Summerville Painted Kitchen – By Tom Howley


The story: This kitchen was part of a bigger restoration project, Little Naish. Empty for almost a quarter of a century, the gothic tower cottage needed more than a little repair work.

The designer: Tom Howley (


Designer Q&A:

Q) What was the brief from the client?

The client wanted a traditional kitchen that would marry sympathetically with the history of the original building and would also become a feature of their modern extension. They wanted to create a space that would work all year round and that would really make the most of the six-acre walled gardens that the property sits within.




Q) How did you set about answering that brief?
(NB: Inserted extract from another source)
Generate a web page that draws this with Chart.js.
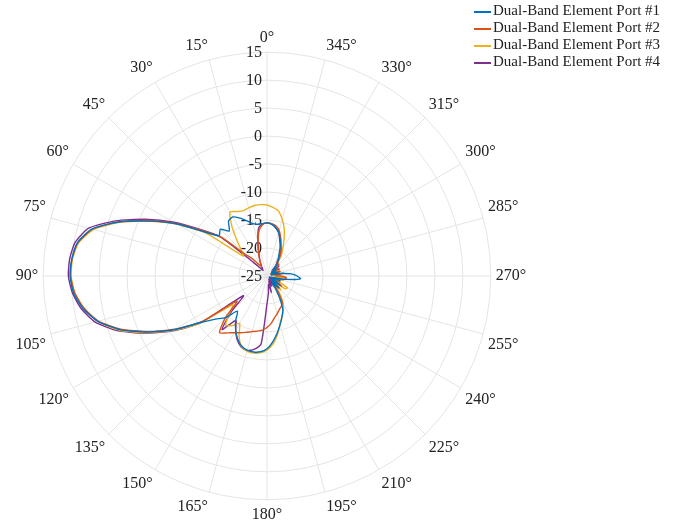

The client was very specific about what they wanted from their new kitchen, predominantly a feeling of ‘bringing the outdoors in’. We worked very closely with the client on the design of their new-build extension to ensure that the kitchen exceeded their every expectation. It was clear from the start that an island was required to create a focus in the room and space for the family to join together. We knew that the family were going to use the room as a kitchen, living and dining area, so the key to its success was to marry all those spaces together as one.


Q) Which products did you use and why?

Our Summerville range met the client’s brief perfectly – a traditional shaker style but with beautiful curved detailing that softens the overall look. The kitchen is painted in our own bespoke paint colour called Meadowsweet, a light and neutral shade that emphasises the natural light via the floor-to-ceiling windows. For the appliances, the client was keen to attain a streamlined look. We designed the kitchen to feel very clean and symmetrical so the Miele built-in models helped us achieve this without compromising on the overall design.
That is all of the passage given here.